The reason Johnny left the stage was a prisoner at the Utah State Prison, Gary Gilmore, wanted Johnny to sing him a song before he was executed. Johnny did over the phone and then returned to the stage to finish the taping.
A few months ago, I read that Rosanne was going to appear in concert at the Fred Kavli Theatre at the Thousand Oaks Performing Arts Center at 8 p.m., Friday, March 20. Rosanne is an accomplished musician herself, who won three Grammy awards this year for her album, “The River and the Thread.”
She is often classified as a country singer, but her music combines folk, pop, rock and blues as well.
My partner Greta and I decided to attend Rosanne’s concert and get a hotel room near there so we would not have to drive late at night.
I decided to make it a total Johnny Cash-related trip. Johnny’s manager, Lou Robin, who now handles Johnny’s estate, lives in Thousand Oaks. We’ve been friends for 39 years. Greta and I arranged to meet Lou and his wife Karen for breakfast on Saturday, at a place called Jerry's Famous Deli in nearby Woodland Hills.
Rosanne’s concert was outstanding. She performed several songs from her Grammy-winning album. At the start of each of those songs, she spent a few minutes narrating the history and background upon which the songs were based, which was a nice personal touch audiences don’t often receive from performers.
She ended the regular part of her concert with her number one single of years back, “Seven Year Ache.” In the encore, she sang the Bob Dylan song, “Girl from the North Country,” a song her dad and Dylan made popular as a duet in 1969. That song was featured in the movie, “The Bridges of Madison County.”

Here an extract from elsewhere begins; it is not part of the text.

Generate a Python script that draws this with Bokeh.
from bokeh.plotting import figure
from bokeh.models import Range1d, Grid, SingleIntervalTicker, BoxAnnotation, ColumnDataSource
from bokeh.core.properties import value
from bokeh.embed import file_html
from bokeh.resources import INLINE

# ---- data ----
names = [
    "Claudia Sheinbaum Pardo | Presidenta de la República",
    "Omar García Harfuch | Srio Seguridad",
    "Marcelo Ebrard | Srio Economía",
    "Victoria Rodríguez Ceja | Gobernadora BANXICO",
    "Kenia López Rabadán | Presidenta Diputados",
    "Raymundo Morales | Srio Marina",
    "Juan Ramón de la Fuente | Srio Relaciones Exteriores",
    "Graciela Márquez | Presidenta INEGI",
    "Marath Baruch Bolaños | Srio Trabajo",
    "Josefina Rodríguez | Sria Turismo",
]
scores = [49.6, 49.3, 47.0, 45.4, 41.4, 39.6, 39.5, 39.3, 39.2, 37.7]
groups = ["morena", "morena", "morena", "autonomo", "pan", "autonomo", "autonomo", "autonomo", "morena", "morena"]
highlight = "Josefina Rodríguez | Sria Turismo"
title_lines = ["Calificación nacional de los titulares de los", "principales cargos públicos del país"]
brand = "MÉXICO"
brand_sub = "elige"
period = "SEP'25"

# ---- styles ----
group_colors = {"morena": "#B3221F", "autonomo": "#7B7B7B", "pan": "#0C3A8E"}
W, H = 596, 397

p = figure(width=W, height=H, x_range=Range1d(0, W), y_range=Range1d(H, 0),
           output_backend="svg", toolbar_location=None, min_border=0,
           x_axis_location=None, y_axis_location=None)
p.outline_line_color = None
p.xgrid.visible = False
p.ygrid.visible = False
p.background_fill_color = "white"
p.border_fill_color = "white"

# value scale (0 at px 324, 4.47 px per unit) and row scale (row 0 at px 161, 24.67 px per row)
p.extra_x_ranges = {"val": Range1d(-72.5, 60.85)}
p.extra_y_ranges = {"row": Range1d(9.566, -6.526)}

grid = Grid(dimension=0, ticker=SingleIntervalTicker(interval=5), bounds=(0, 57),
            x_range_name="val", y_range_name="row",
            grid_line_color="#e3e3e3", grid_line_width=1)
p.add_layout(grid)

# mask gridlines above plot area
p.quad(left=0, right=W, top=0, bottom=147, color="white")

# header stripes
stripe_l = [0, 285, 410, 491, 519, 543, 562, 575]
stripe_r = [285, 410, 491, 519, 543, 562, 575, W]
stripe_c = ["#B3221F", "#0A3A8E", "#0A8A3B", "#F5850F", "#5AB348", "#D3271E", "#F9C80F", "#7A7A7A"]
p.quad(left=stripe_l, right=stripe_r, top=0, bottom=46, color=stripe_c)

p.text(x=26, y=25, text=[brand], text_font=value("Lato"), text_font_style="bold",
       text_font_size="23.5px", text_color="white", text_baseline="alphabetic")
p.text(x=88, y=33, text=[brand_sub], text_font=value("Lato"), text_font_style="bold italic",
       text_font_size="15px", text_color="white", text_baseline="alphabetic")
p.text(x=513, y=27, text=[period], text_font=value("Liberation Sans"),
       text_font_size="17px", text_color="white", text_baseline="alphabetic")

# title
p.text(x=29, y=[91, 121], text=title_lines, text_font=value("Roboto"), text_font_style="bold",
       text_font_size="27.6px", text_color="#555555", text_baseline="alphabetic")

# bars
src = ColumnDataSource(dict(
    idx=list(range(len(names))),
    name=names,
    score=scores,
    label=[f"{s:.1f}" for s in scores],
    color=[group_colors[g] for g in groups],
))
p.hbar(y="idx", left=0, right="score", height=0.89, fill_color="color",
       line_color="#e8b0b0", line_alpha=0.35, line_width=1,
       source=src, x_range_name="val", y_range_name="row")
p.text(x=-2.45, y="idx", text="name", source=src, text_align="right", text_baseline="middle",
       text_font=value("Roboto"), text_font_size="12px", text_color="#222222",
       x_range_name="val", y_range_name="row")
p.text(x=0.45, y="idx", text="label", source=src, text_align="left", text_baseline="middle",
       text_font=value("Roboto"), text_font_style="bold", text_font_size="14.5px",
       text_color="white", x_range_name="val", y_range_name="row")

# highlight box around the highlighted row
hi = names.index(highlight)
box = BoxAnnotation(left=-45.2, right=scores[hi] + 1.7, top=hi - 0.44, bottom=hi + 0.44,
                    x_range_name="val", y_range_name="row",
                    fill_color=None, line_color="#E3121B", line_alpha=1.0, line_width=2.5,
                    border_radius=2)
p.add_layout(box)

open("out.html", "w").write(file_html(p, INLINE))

All members of Rosanne’s five-piece band, including her husband John Levanthal, were exceptional musicians. The concert alone made the long drive worthwhile.
After the show, Greta and I went backstage and had a few moments to spend with Rosanne. She and I had a couple of laughs together remembering the old days.
Tom and Rosanne Cash - March 20, 2015
Breakfast the next morning at Jerry’s Famous Deli with Lou and Karen Robin, was equally rewarding. Two hours went by in a jiffy. To listen to stories from Johnny Cash’s manager of 40 years was fascinating for both Greta and me. I learned things about Johnny that I did not know although I traveled with him frequently in the two years we worked together.
Lou was also the manager of Don Ho for a while, after Johnny had passed away.
On the drive home Saturday afternoon, Greta commented on the similarities in mannerisms she noticed between Rosanne and her father Johnny. She added, “Johnny would have been proud of Rosanne’s professionalism.”
It was a special week-end for me; I was happy to be able to share it with Greta, and have her meet these people I have known for years who were so close to Johnny Cash.